Reputation: 1938
I have two spouts and both are emitting some data
Spout A tuple-> pid, data1, data2, data3
Spout B tuple -> pid, m1, m2
I want join the data from above two spouts in bolt over "pid"
Spout A
|------------------> joinBolt ----> pid, data1, data2, data3, m1, m2
Spout B
JoinBolt will combine the data over "pid" and will emit tuple (pid, data1, data2, data3, m1, m2)
JoinBolt joinBolt = new JoinBolt()
BoltDeclarer bd = builder.setBolt("joinBoltId", joinBolt, 5);
bd.fieldsGrouping("spout1Id" "stream1", new Fields("pid"));
bd.fieldsGrouping("spout2Id", "stream2", new Fields("pid"));
If I have parallelism of 5 in JoinBolt, can I be sure that data from both spouts having same pid will land up on same instance of joinBolt.

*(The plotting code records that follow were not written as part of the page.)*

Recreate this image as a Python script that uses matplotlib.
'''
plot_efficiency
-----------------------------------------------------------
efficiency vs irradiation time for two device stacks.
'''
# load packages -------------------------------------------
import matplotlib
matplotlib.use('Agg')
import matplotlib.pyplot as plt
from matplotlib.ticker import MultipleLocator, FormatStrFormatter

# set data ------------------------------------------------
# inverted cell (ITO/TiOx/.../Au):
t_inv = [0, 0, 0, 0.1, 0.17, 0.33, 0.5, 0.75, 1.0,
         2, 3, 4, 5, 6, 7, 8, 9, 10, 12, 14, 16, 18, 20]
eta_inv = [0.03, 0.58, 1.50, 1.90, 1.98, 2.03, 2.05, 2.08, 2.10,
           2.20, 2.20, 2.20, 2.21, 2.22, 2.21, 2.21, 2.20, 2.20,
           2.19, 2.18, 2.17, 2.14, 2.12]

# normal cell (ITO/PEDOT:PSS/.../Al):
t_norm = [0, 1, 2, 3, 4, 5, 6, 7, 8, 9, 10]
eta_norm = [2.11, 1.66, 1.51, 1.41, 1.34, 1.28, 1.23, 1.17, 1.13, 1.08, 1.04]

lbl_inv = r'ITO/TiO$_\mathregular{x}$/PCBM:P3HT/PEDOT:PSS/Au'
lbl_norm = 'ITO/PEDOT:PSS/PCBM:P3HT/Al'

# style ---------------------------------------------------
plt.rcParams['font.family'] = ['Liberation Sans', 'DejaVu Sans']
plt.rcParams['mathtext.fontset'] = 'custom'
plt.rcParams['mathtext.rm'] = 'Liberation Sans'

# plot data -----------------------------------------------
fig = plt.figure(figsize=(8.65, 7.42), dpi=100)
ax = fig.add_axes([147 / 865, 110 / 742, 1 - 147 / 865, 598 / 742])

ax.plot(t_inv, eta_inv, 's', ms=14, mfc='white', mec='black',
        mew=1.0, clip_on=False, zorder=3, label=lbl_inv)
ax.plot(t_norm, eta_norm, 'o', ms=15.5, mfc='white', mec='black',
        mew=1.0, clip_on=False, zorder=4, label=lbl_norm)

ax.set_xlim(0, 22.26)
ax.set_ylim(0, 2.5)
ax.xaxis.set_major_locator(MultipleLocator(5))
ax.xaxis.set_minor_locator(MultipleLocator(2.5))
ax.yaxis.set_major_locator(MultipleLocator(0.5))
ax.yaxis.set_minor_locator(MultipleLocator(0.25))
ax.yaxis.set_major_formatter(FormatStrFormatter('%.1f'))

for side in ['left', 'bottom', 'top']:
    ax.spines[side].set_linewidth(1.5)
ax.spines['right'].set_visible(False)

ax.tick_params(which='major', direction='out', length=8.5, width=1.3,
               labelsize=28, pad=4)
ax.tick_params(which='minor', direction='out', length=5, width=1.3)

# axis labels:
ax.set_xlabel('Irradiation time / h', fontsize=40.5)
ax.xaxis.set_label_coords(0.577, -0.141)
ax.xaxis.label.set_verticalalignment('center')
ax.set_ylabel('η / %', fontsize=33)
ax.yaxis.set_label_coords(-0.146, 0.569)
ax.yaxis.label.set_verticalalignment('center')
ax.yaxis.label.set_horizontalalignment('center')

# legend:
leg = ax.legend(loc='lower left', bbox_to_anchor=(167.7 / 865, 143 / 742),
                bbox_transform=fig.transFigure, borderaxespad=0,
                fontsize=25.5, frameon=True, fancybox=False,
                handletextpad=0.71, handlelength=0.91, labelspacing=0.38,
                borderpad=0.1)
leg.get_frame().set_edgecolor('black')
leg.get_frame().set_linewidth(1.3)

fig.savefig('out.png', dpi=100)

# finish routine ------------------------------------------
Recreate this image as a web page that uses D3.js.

In this case, since I have parallelism of 5, I will be having 5 instance of joinBolt (say b1, b2, b3, b4, b5). Now is it possible that pid1 from spout1 and pid1 from spout2 can go to different instance of joinBolt even if I have set fieldsGrouping on pid?
Upvotes: 0
Views: 90
Reputation: 46
If you are using fieldsGrouping on pid, for same values pid it will go to the same instance of JoinBolt. FYI, Storm added JoinBolt functionality https://github.com/apache/storm/blob/master/storm-core/src/jvm/org/apache/storm/bolt/JoinBolt.java based on windowing.
Upvotes: 1